» **What is being asked**: Copy every line in which the string "that" occurs.

» **Dataset rows**:
--- BEGIN ---

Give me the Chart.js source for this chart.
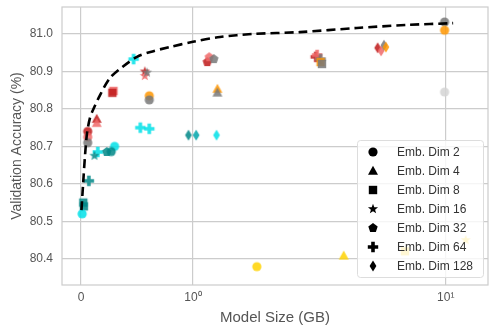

--- END ---
--- BEGIN ---

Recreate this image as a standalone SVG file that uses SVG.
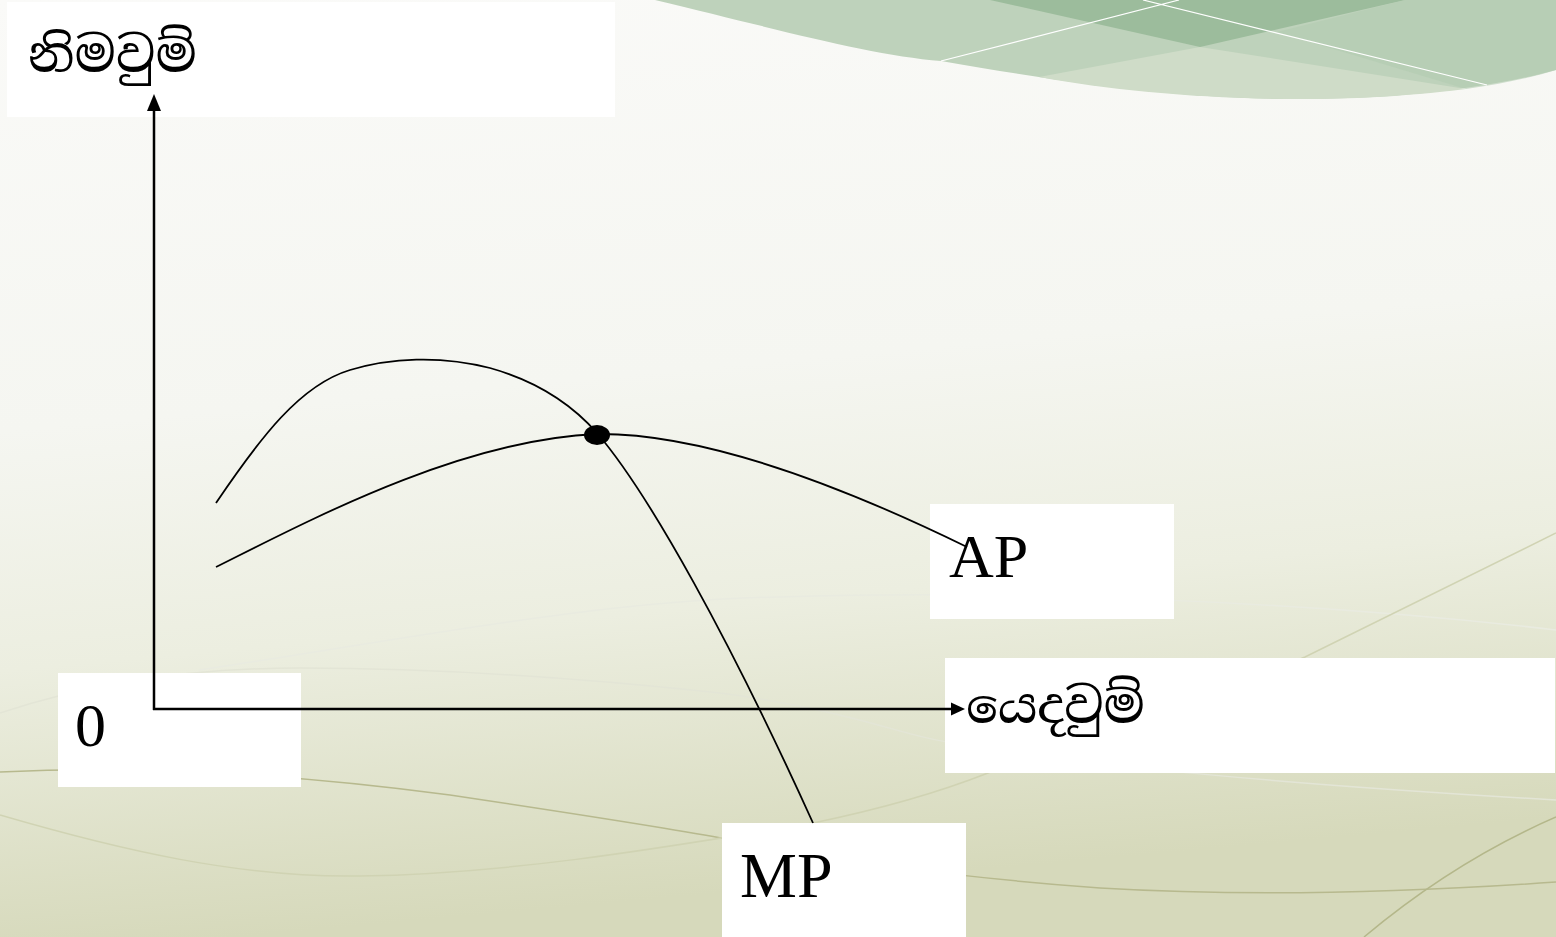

--- END ---
--- BEGIN ---

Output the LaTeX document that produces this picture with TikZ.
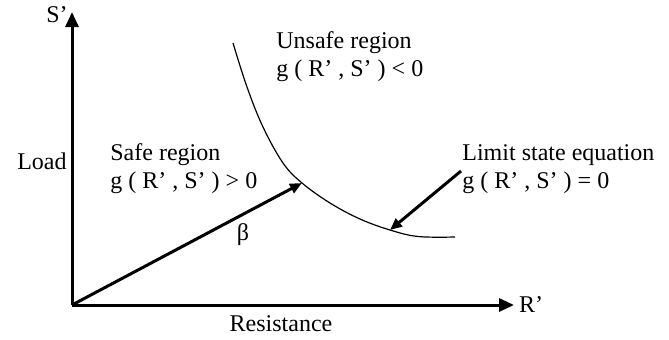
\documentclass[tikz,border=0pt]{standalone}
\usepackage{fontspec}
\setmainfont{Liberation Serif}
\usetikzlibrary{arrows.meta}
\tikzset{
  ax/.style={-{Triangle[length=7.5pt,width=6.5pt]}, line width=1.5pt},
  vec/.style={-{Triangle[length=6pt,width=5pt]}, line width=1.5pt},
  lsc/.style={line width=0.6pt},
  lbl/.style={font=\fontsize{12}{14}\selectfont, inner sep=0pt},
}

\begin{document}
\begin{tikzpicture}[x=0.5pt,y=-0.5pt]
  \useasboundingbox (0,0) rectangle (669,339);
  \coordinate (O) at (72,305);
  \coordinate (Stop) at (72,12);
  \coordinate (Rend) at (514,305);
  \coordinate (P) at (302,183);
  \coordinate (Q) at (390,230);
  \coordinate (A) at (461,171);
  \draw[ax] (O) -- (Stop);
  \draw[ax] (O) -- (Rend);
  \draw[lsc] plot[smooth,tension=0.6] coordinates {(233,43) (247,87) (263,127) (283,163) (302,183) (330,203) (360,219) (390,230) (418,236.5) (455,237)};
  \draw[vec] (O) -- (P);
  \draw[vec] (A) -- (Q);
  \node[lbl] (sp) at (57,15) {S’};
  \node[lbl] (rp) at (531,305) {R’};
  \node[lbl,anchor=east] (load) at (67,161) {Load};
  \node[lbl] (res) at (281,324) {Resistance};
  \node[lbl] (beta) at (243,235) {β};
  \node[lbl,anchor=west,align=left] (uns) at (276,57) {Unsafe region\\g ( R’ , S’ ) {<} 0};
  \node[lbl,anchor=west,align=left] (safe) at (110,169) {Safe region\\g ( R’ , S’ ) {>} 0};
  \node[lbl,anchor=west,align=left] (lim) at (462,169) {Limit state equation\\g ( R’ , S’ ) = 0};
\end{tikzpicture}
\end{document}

--- END ---

» **Solved exercise**:
Recreate this image as a standalone SVG file that uses SVG.
Output the LaTeX document that produces this picture with TikZ.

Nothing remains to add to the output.